Using, but abridging, Minor League Ball’s own words, Grade A prospects are elite and have a good chance of becoming stars or superstars. Grade B prospects have a good chance to enjoy successful careers, some of which will develop into stars. And finally, Grade C prospects typically have one or two strong tools, but plenty of question marks. And, like regular school grades, minus and pluses can be included.
The Cubs have one A prospect, twelve B prospects, and seven C prospects in their group of 20. Not bad, given that even B-level prospects are not necessarily plentiful around baseball. Here’s the list:
- Eloy Jimenez, OF, A-
- Dylan Cease, RHP, B+
- Trevor Clifton, RHP, B+/B
- Ian Happ, 2B, B+/B
- Albert Almora, OF, B
- Oscar De La Cruz, RHP, B
- Mark Zagunis, OF, B-
- Jeimer Candelario, 3B, B-
- Duane Underwood, RHP, B-/C+
- Victor Caratini, C/1B, B-/C+
- Donnie Dewees, OF, B-/C+
- Jose Albertos, RHP, B-/C+
- Thomas Hatch, RHP, B-/C+
- Wladimir Galindo, 3B, C+
- Rob Zastryzny, LHP, C+
- Ryan Kellogg, LHP, C+
- Erling Moreno, RHP, C+
- Zach Hedges, RHP, C+
- Jose Paulino, LHP, C+
- D.J. Wilson, OF, C+
First, a couple of notes on the list itself. The big one, in particular, is that Minor League Ball sees a distinct line of demarcation after Thomas Hatch at 13. The top 13 are, according to them, in specific order. After that, however, the players become so similar in terms of upside, risk, and distance to the Majors that the relative order could be moved around fairly convincingly.
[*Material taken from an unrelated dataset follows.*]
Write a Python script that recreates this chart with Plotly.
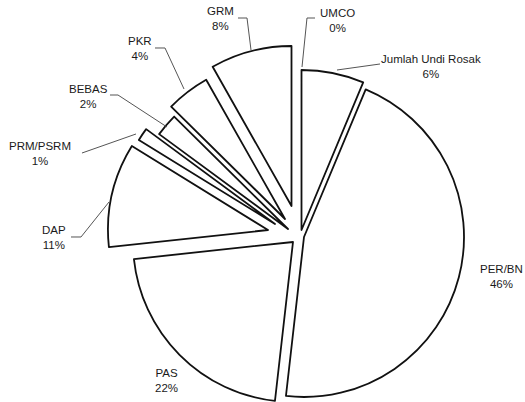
import plotly.graph_objects as go

# ---- data -------------------------------------------------------------
labels = ["Jumlah Undi Rosak", "PER/BN", "PAS", "DAP", "PRM/PSRM",
          "BEBAS", "PKR", "GRM", "UMCO"]
values = [6.3, 45.5, 21.5, 10.5, 1.3, 2.3, 4.4, 8.2, 0.0]
pct_text = ["6%", "46%", "22%", "11%", "1%", "2%", "4%", "8%", "0%"]

# ---- layout / style ---------------------------------------------------
W, H = 525, 402
R = 160  # pie radius in px
# exploded apex of each slice (px, from top-left)
apex = [(301.5, 230), (304, 237), (293, 242), (268, 230), (275, 224),
        (288, 229), (285, 219), (291.5, 206), (298, 226)]
# label centres (px)
label_pos = [(431, 67), (501, 276), (166, 380), (54, 237), (40, 154),
             (88, 96), (140, 49), (220, 19), (337, 20)]
# leader lines (px)
leaders = [
    [(380, 64), (337, 70)],
    None,
    None,
    [(71, 237), (81, 237), (109, 202)],
    [(82, 153), (136, 134)],
    [(110, 95), (118, 95), (167, 127)],
    [(155, 48), (165, 48), (184, 89)],
    [(238, 18), (247, 18), (251, 50)],
    [(315, 18), (307, 18), (302, 67)],
]


def px(x, y):
    return x / W, 1 - y / H


fig = go.Figure()
for i, (cx, cy) in enumerate(apex):
    if values[i] <= 0:
        continue
    x0, y1 = px(cx - R, cy - R)
    x1, y0 = px(cx + R, cy + R)
    dx = [max(0.0, min(1.0, v)) for v in (x0, x1)]
    dy = [max(0.0, min(1.0, v)) for v in (y0, y1)]
    fig.add_trace(go.Pie(
        labels=labels, values=values, sort=False, direction="clockwise",
        rotation=0, textinfo="none", hoverinfo="skip", showlegend=False,
        domain=dict(x=dx, y=dy),
        marker=dict(
            colors=["white" if j == i else "rgba(0,0,0,0)" for j in range(len(values))],
            line=dict(color="#111111",
                      width=[1.8 if j == i else 0 for j in range(len(values))]),
        ),
    ))

shapes = []
for pts in leaders:
    if not pts:
        continue
    path = "M " + " L ".join("{:.5f},{:.5f}".format(*px(x, y)) for x, y in pts)
    shapes.append(dict(type="path", xref="paper", yref="paper", path=path,
                       line=dict(color="#555555", width=1)))

annotations = []
for lab, pt, (x, y) in zip(labels, pct_text, label_pos):
    ax_, ay_ = px(x, y)
    annotations.append(dict(
        x=ax_, y=ay_, xref="paper", yref="paper",
        text=f"{lab}<br>{pt}", showarrow=False, align="center",
        xanchor="center", yanchor="middle",
        font=dict(family="Liberation Sans, Arial, sans-serif", size=11.5,
                  color="#1a1a1a"),
    ))

fig.update_layout(
    width=W, height=H, margin=dict(l=0, r=0, t=0, b=0),
    paper_bgcolor="white", plot_bgcolor="white",
    shapes=shapes, annotations=annotations, showlegend=False,
)
fig.write_html(
    "out.html",
    config={"displayModeBar": False},
    post_script="document.body.style.margin='0';document.body.style.overflow='hidden';",
)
Also, I think it’s worth pointing out that although more than half of the list are pitchers (11), seven come outside of the top ten, and just three are considered B prospects or better.
Now, with all of that said, there are several surprises on this list. First, and most notably, Ian Happ is not considered the Cubs’ second best prospect, like many other lists will have it, and instead is listed behind each of Dylan Cease and Trevor Clifton. Minor League Ball likes his bat, calls him polished with solid-average power, but believes Happ needs another full season to iron out his fielding at second base, before reaching the Majors in 2018 (he was formerly an outfielder, so that is probably a fair assessment).
But his fourth place ranking is not surprising because of his position, but rather the unusually high ranking for one of two pitchers ahead of him, Dylan Cease.
Cease is arguably the Cubs pitching prospect with the single highest upside in the organization. And at just 20 years old, he has plenty of time to reach it (indeed, Minor League Ball is guessing 2020). But injuries have slowed his career a bit so far (he’s already had Tommy John Surgery), and questions regarding his command linger prominently. Still he can throw 100 MPH and has the potential to turn into an ace, which was not something Minor League Ball wanted to glance over. A B+ ranking is extremely exciting.
The other notable bit is Thomas Hatch’s ranking at 13th overall. Hatch was the Cubs’ top pick in the 2016 MLB Draft, but because of the draft pick compensation loss, they didn’t get him until the third round. What’s notable is that, even without pitching after being drafted in 2016, Minor League Ball calls Hatch a borderline B prospect. They love his 90-96 MPH fastball (with good low-zone action) and believe that along with his above-average slider and solid change-up, he can develop into a workhorse strike-thrower by 2019.
If that doesn’t get you too excited, I’d simply point you towards the enormous value placed on young, capable, cost-controlled starters in the Major Leagues. Even without top (or really, middle) of the rotation stuff, those types of players carry a ton of value. If the Cubs can develop a few really solid 4th/5th starter types, they’ll be awash in prospect currency.
There’s plenty of other interesting bits – far too much for me to get into right here – so be sure to head over to Minor League Ball and check it all out.
In addition to the twenty prospects above, they list another 17 players that just missed the cut, many of whom are pitchers. Minor League Ball believes that the Cubs efforts to find pitching in the last few drafts might “bear fruit soon.”
Even setting aside the stellar Major League roster, the Cubs organization remains strong as a whole.